Discussions / Ateliers

Symposium: 5-plus-1: Rethinking Abstraction

Sharjah Art Foundation, Sharjah, United Arab Emirates
30 Sep 2018

 Frank Bowling, Dog Daze, 1971, Hales Gallery New York © VG Bild-Kunst, Bonn 2016

Frank Bowling, Dog Daze, 1971, Hales Gallery New York © VG Bild-Kunst, Bonn 2016

Sharjah Art Foundation presents 5-plus-1: Rethinking Abstraction, a symposium that revisits the original 5-plus-1 exhibition curated by Frank Bowling in 1969. The symposium considers Bowling’s work and that of his contemporaries, who invested abstraction with social, cultural and personal meaning.

The international symposium 5-plus-1: Rethinking Abstraction is being held at Sharjah’s Africa Hall on 30 September 2018 to celebrate the opening of the travelling exhibition Frank Bowling: Mappa Mundi. The exhibition was inaugurated earlier this year at the Haus der Kunst, Munich and travelled to the Irish Museum of Modern Art (IMMA), Dublin before its Sharjah Art Foundation debut on 29 September.

Frank Bowling: Mappa Mundi is organised by Haus der Kunst, Munich in collaboration with the Irish Museum of Modern Art (IMMA), Dublin and Sharjah Art Foundation, Sharjah. The exhibition is curated by Okwui Enwezor with Anna Schneider at Haus der Kunst, Munich. The Sharjah presentation is co-curated by Hoor Al Qasimi and Okwui Enwezor with Anna Schneider.
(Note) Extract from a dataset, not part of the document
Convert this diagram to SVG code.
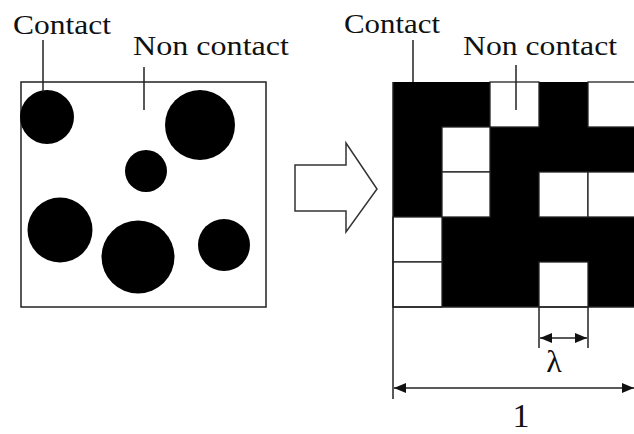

5-plus-1: Rethinking Abstraction will focus on the implications of the original 5-plus-1 exhibition, curated by Frank Bowling in 1969, making reference to the five artists who joined him in the exhibition: sculptors Mel Edwards and Daniel Johnson and painters Al Loving, Jack Whitten and William T. Williams. Bowling, the ‘plus-1’, questioned the role of art in society and the function of abstraction.

In his career of six decades, Bowling’s engagement with history, migration, memory and representation has continuously expanded the conception of what painting can be and for whom it is created. When he turned to activism in 1967, Bowling shifted away from the speculative realism of the figure, which underpinned his earlier work, and imagined a sensorial and visceral experience of painting, not only encompassing lived experience, but also invoking memory, absence, loss and exile. Revisiting the 5-plus-1 exhibition in this symposium becomes particularly significant in light of the rising interest in abstraction today as demonstrated by recent retrospectives and other exhibitions of work by abstract artists of African descent such as Sam Gilliam, Jack Whitten, Mel Edwards and Alma Thomas, among others. To contribute to this ongoing conversation, this symposium brings some of the major figures in Bowling’s 1969 exhibition together with a younger generation of scholars, artists and art critics to provide a platform for documentation and critical investigation of such a paramount period.

Historically, the relationship between black artists who engaged with abstraction as a genre of painting or sculpture and those who preferred figuration as a mode of expression has been, at best, contentious. Figuration was preferred during the Black Arts Movement as a strong expression of the experience of racism and the struggle for justice and equality, while abstraction was viewed as less expressive of those realities and catering to Euro-American tastes. Yet, despite the dominance of figurative art, many black artists who were involved in the struggle and committed to activism did engage with abstraction in different degrees. Thus, the symposium will provide an opportunity for participants to focus on the historical tensions between abstraction and figuration in African Diaspora/black art and the debates around the issue.

One facet of scholarship that remains scarce is work on important black women artists, such as Alma Thomas, Betty Blayton and Mildred Thompson, who contributed to the practice of and discussions surrounding abstraction. The symposium will enable a critical investigation of abstraction in light of its gender dynamics from both historical and contemporary perspectives.

Symposium organisers are Okwui Enwezor (curator, critic, and former director of Haus der Kunst), Hoor Al Qasimi (President and Director, Sharjah Art Foundation) and Salah M. Hassan (Goldwin Smith Professor and Director, Institute for Comparative Modernities (ICM), Cornell University).

Participants include Frank Bowling (artist), Melvin Edwards (artist), Salah M. Hassan, Kellie Jones (Professor in Art History and Archaeology and Faculty Fellow, Institute for Research in African American Studies, Columbia University), Courtney J. Martin (Deputy Director and Chief Curator, Dia Art Foundation), Hoor Al Qasimi, Gilane Tawadros (Chief Executive, DACS and Vice Chair, Stuart Hall Foundation), Krista Thompson (Mary Jane Crowe Chair in Art History, Northwestern University) and Zoe Whitley (Curator, International Art, Tate Modern).